In context: Many users favored Amazon's earlier Fire TV devices over Apple TV and Roku because Amazon's Android-based Fire OS supported unofficial Android apps – though that same openness also drew accusations of enabling piracy. Now, as Amazon shifts to a more closed operating system, one of its executives is leaning on a familiar defense: "protecting users."

In a recent interview with Cord Busters, Aidan Marcuss, Amazon's VP of Fire TV, warned that sideloaded apps can carry malware and enable piracy. He stopped short of explicitly linking piracy concerns to the decision to restrict sideloading on newer Fire TV devices, but the connection is hard to miss.

The change came with Amazon's switch to a new operating system last fall. Because the company's previous platform, Fire OS, was forked from Android, it could run apps from outside Amazon's app store, the Google Play Store, or any other source, giving Fire TV sticks access to a broader range of software than Roku or Apple TV.

That changed with the budget-priced Fire TV Stick 4K Select, unveiled last September and released the following month, which introduced Amazon's new Vega OS. The Linux-based system improves performance and supports more modern apps, but limits users to Amazon's own app store. According to the company's developer website, Vega is set to become the standard across future Fire TV sticks.

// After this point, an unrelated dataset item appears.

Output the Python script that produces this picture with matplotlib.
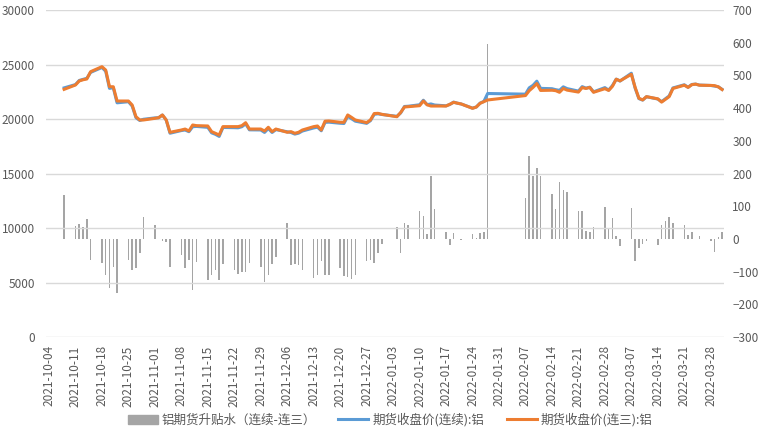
import matplotlib
matplotlib.use("Agg")
import matplotlib.pyplot as plt
import matplotlib.dates as mdates
from matplotlib.patches import Patch
from matplotlib.lines import Line2D
import pandas as pd

plt.rcParams['font.family'] = ['Noto Sans CJK SC', 'DejaVu Sans']

# trading days (SHFE), Oct 2021 - Mar 2022
trade_days = [
    "2021-10-08",
    "2021-10-11", "2021-10-12", "2021-10-13", "2021-10-14", "2021-10-15",
    "2021-10-18", "2021-10-19", "2021-10-20", "2021-10-21", "2021-10-22",
    "2021-10-25", "2021-10-26", "2021-10-27", "2021-10-28", "2021-10-29",
    "2021-11-01", "2021-11-02", "2021-11-03", "2021-11-04", "2021-11-05",
    "2021-11-08", "2021-11-09", "2021-11-10", "2021-11-11", "2021-11-12",
    "2021-11-15", "2021-11-16", "2021-11-17", "2021-11-18", "2021-11-19",
    "2021-11-22", "2021-11-23", "2021-11-24", "2021-11-25", "2021-11-26",
    "2021-11-29", "2021-11-30", "2021-12-01", "2021-12-02", "2021-12-03",
    "2021-12-06", "2021-12-07", "2021-12-08", "2021-12-09", "2021-12-10",
    "2021-12-13", "2021-12-14", "2021-12-15", "2021-12-16", "2021-12-17",
    "2021-12-20", "2021-12-21", "2021-12-22", "2021-12-23", "2021-12-24",
    "2021-12-27", "2021-12-28", "2021-12-29", "2021-12-30", "2021-12-31",
    "2022-01-04", "2022-01-05", "2022-01-06", "2022-01-07",
    "2022-01-10", "2022-01-11", "2022-01-12", "2022-01-13", "2022-01-14",
    "2022-01-17", "2022-01-18", "2022-01-19", "2022-01-20", "2022-01-21",
    "2022-01-24", "2022-01-25", "2022-01-26", "2022-01-27", "2022-01-28",
    "2022-02-07", "2022-02-08", "2022-02-09", "2022-02-10", "2022-02-11",
    "2022-02-14", "2022-02-15", "2022-02-16", "2022-02-17", "2022-02-18",
    "2022-02-21", "2022-02-22", "2022-02-23", "2022-02-24", "2022-02-25",
    "2022-02-28", "2022-03-01", "2022-03-02", "2022-03-03", "2022-03-04",
    "2022-03-07", "2022-03-08", "2022-03-09", "2022-03-10", "2022-03-11",
    "2022-03-14", "2022-03-15", "2022-03-16", "2022-03-17", "2022-03-18",
    "2022-03-21", "2022-03-22", "2022-03-23", "2022-03-24", "2022-03-25",
    "2022-03-28", "2022-03-29", "2022-03-30", "2022-03-31",
]

# 期货收盘价(连续):铝
price_cont = [
    22855, 23158, 23536, 23636, 23730, 24276, 24726, 24380, 22809, 22875,
    21484, 21586, 21185, 20120, 19866, 19976,
    20101, 20120, 20364, 19902, 18695, 18941, 18990, 18836, 19294, 19318,
    19235, 18730, 18595, 18403, 19224, 19205, 19192, 19290, 19558, 19006,
    18995, 18768,
    19130, 18764, 19026, 18828, 18760, 18614, 18700, 18895, 19180, 19250,
    18921, 19690, 19710, 19610, 19587, 20253, 20027, 19800, 19601, 19846,
    20426, 20476, 20415,
    20245, 20556, 21150, 21171, 21306, 21720, 21314, 21381, 21281, 21210,
    21332, 21549, 21450, 21378, 20994, 21102, 21457, 21612, 22340,
    22280, 22860, 23090, 23470, 22810, 22780, 22690, 22630, 22950, 22790,
    22560, 22970, 22830, 22920, 22490, 22880,
    22650, 23070, 23660, 23480, 24200, 22830, 21870, 21735, 22044, 21832,
    21591, 21855, 22116, 22850, 23140, 22910, 23170, 23200, 23110, 23075,
    23020, 22955, 22720,
]

# 期货收盘价(连三):铝
price_third = [
    22720, 23120, 23490, 23600, 23670, 24340, 24800, 24490, 22960, 22960,
    21650, 21650, 21280, 20210, 19910, 19910,
    20060, 20120, 20370, 19910, 18780, 18990, 19080, 18900, 19450, 19390,
    19360, 18840, 18690, 18530, 19300, 19300, 19300, 19390, 19660, 19080,
    19080, 18900,
    19240, 18840, 19080, 18780, 18840, 18690, 18780, 18990, 19300, 19360,
    18990, 19800, 19820, 19700, 19700, 20370, 20150, 19910, 19670, 19910,
    20500, 20520, 20430,
    20210, 20600, 21100, 21130, 21220, 21650, 21300, 21190, 21190, 21190,
    21350, 21530, 21450, 21380, 20980, 21100, 21440, 21590, 21745,
    22150, 22600, 22900, 23250, 22620, 22640, 22600, 22450, 22800, 22650,
    22470, 22880, 22800, 22900, 22450, 22780,
    22620, 23000, 23650, 23500, 24100, 22900, 21900, 21750, 22050, 21850,
    21550, 21800, 22050, 22800, 23100, 22900, 23150, 23200, 23100, 23080,
    23060, 22950, 22700,
]

# 铝期货升贴水（连续-连三）
spread = [
    135, 38, 46, 36, 60, -64, -74, -110, -151, -85, -166, -64, -95, -90, -44, 66,
    41, 0, -6, -8, -85, -49, -90, -64, -156, -72, -125, -110, -95, -127, -76,
    -95, -108, -100, -102, -74, -85, -132,
    -110, -76, -54, 48, -80, -76, -80, -95, -120, -110, -69, -110, -110, -90,
    -113, -117, -123, -110, -69, -64, -74, -44, -15,
    35, -44, 50, 41, 86, 70, 14, 191, 91, 20, -18, 19, 0, -2, 14, 2, 17, 22, 595,
    126, 255, 191, 216, 191, 137, 91, 175, 150, 142, 86, 86, 25, 20, 35, 99,
    31, 65, 10, -23, 96, -69, -29, -15, -6, -18, 41, 55, 66, 50, 41, 12, 20, 0,
    9, -6, -39, 7, 20,
]

labels = ["铝期货升贴水（连续-连三）", "期货收盘价(连续):铝", "期货收盘价(连三):铝"]

dates = pd.to_datetime(trade_days)
tick_dates = pd.date_range("2021-10-04", "2022-03-28", freq="7D")

c_bar = "#A5A5A5"
c_blue = "#5B9BD5"
c_orange = "#ED7D31"
c_text = "#595959"

fig = plt.figure(figsize=(7.62, 4.29), dpi=100)
ax = fig.add_axes([46 / 762, 1 - 337 / 429, (724 - 46) / 762, 327 / 429])
ax2 = ax.twinx()

ax2.bar(dates, spread, width=0.4, color=c_bar, zorder=2)
ax.plot(dates, price_cont, color=c_blue, lw=2.2, zorder=3)
ax.plot(dates, price_third, color=c_orange, lw=2.2, zorder=4)

ax.set_zorder(ax2.get_zorder() + 1)
ax.patch.set_visible(False)

ax.set_ylim(0, 30000)
ax.set_yticks(range(0, 30001, 5000))
ax2.set_ylim(-300, 700)
ax2.set_yticks(range(-300, 701, 100))
ax.set_xlim(pd.Timestamp("2021-10-03 05:00"), pd.Timestamp("2022-03-31 12:00"))
ax.set_xticks(tick_dates)
ax.xaxis.set_major_formatter(mdates.DateFormatter("%Y-%m-%d"))
plt.setp(ax.get_xticklabels(), rotation=90)

ax.grid(axis="y", color="#D9D9D9", lw=1)
ax.set_axisbelow(True)
for a in (ax, ax2):
    for s in a.spines.values():
        s.set_visible(False)
    a.tick_params(length=0, labelsize=8.5, labelcolor=c_text)
ax.tick_params(axis="x", pad=6)
ax.tick_params(axis="y", pad=8)
ax2.tick_params(axis="y", pad=6)

handles = [Patch(color=c_bar), Line2D([], [], color=c_blue, lw=2.2),
           Line2D([], [], color=c_orange, lw=2.2)]
fig.legend(handles, labels, loc="center", bbox_to_anchor=(390 / 762, 1 - 420 / 429),
           ncol=3, frameon=False, fontsize=9, labelcolor=c_text,
           handlelength=2.4, handletextpad=0.3, columnspacing=1.8)

fig.savefig("out.png", dpi=100)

As Ars Technica notes, content providers and researchers have long blamed sideloaded Fire TV apps as a driver of piracy, particularly unofficial sports streams. Marcuss didn't address that directly, but he framed Vega as a way to both protect users and push the platform forward.

The reasoning mirrors arguments Apple has made for years. Whenever regulators push the company to open up iPhone and iPad software ecosystems, Apple warns that doing so raises the risk of malware and scams.

Google is following a similar, if softer, path with Android. Sideloading won't disappear entirely on future Android devices, but Google is adding new friction around it.

Developer registration has been rolling out since earlier this year, and starting in September, apps in select markets will need to come from verified developers to install normally. A parallel safeguard – a multi-step "advanced flow" for installing apps from unregistered developers – is set to launch for users in August, with the broader verification requirement expanding globally next year. The extra steps are designed to deter all but the most savvy power users.

Ars also notes that registered Fire TV developers can still sideload apps on Vega. Whether that process is as simple as, say, entering developer mode to access unofficial apps on a Meta Quest headset remains to be seen.